Despite the aggressive cost savings claims, AWS insists that S3 Vectors is designed to complement, not replace, dedicated vector databases. Mai-Lan Tomsen Bukovec, VP of technology at AWS, describes it as “performance tiering.” If applications demand ultra-low latency, specialized databases like Amazon OpenSearch remain the better choice.

However, for use cases like semantic layer creation or extending agent memory, S3 Vectors offers a compelling alternative. Bukovec draws a parallel to data lakes, where transactional databases coexist with cheaper storage for analytics. The key is matching the storage solution to the workload’s performance needs.

What Vendors Say: Performance Gaps Remain

Specialized vector database providers aren’t convinced. Pinecone, Weaviate, Qdrant, and Chroma all maintain that their purpose-built solutions offer superior performance for latency-sensitive workloads. Jeff Zhu, VP of Product at Pinecone, stated that they weren’t concerned with S3 Vectors’ cost-performance at scale.

These vendors highlight the advanced indexing algorithms, real-time updates, and query optimization that distinguish their offerings. While S3 Vectors offers scale and cost savings, it still lags behind in certain performance metrics.

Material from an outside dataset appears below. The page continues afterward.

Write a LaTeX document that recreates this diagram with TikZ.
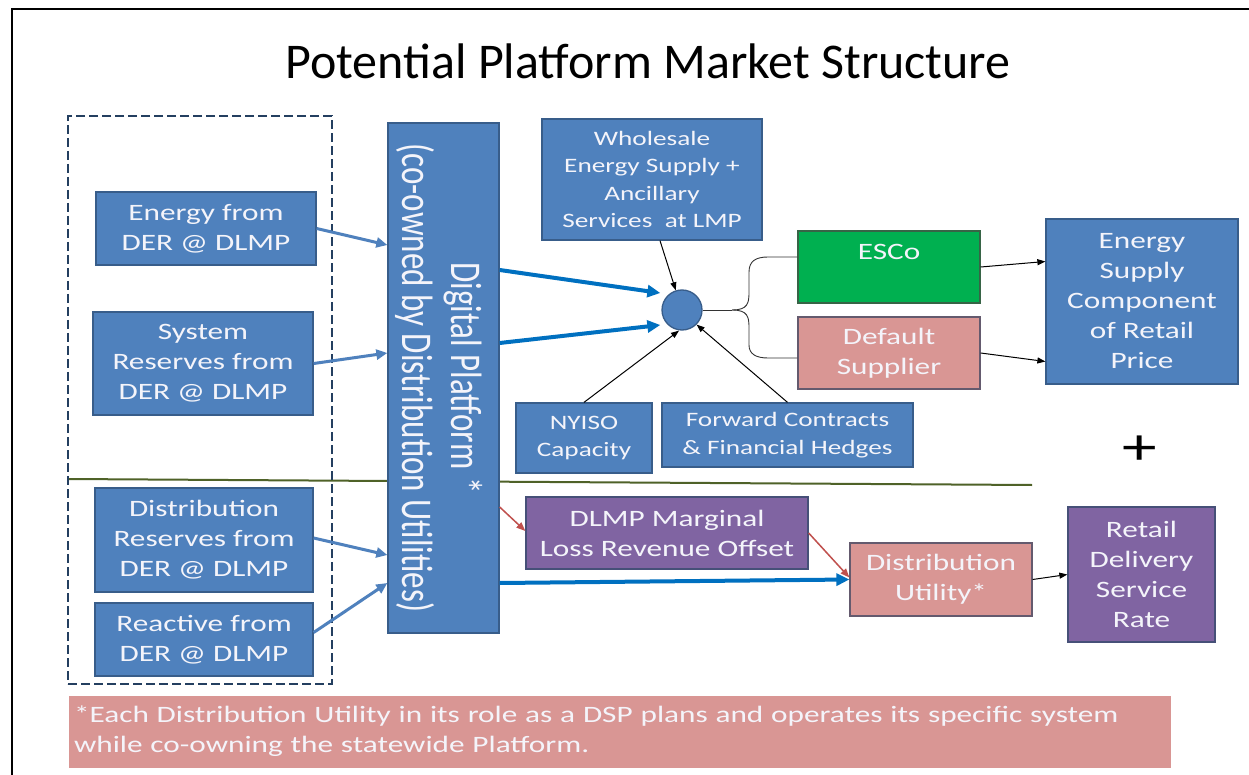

The Analyst View: Feature, Not Product?

Industry analysts are split. Some, like Corey Quinn of The Duckbill Group, believe vector search will become a commodity feature integrated into cloud platforms. Others, like Holger Mueller of Constellation Research, predict suites will dominate, putting pressure on standalone vector database vendors.

The debate boils down to whether enterprises prioritize cost and convenience over raw performance. Gartner analyst Ed Anderson sees growth for AWS but doesn’t expect the complete elimination of vector databases, particularly for use cases where low latency is critical.

What This Means for Enterprises

The launch of S3 Vectors forces enterprise architects to re-evaluate their vector storage strategies. The performance tiering framework provides a clear decision path:

  • S3 Vectors: Ideal for semantic search over large datasets, agent memory systems, batch analytics, and RAG where latency isn’t paramount.
  • Specialized Databases: Essential for real-time recommendation engines, high-throughput search, and interactive applications requiring consistent performance.

Many organizations will likely adopt a hybrid approach, leveraging S3 Vectors for cost-effective bulk storage while relying on dedicated databases for critical workloads. The key is aligning the storage solution with the specific requirements of each application.

Ultimately, AWS S3 Vectors represents a significant step toward commoditizing vector search. Whether it replaces dedicated databases entirely remains to be seen, but it’s clear that enterprises now have a powerful new option for managing their AI workloads.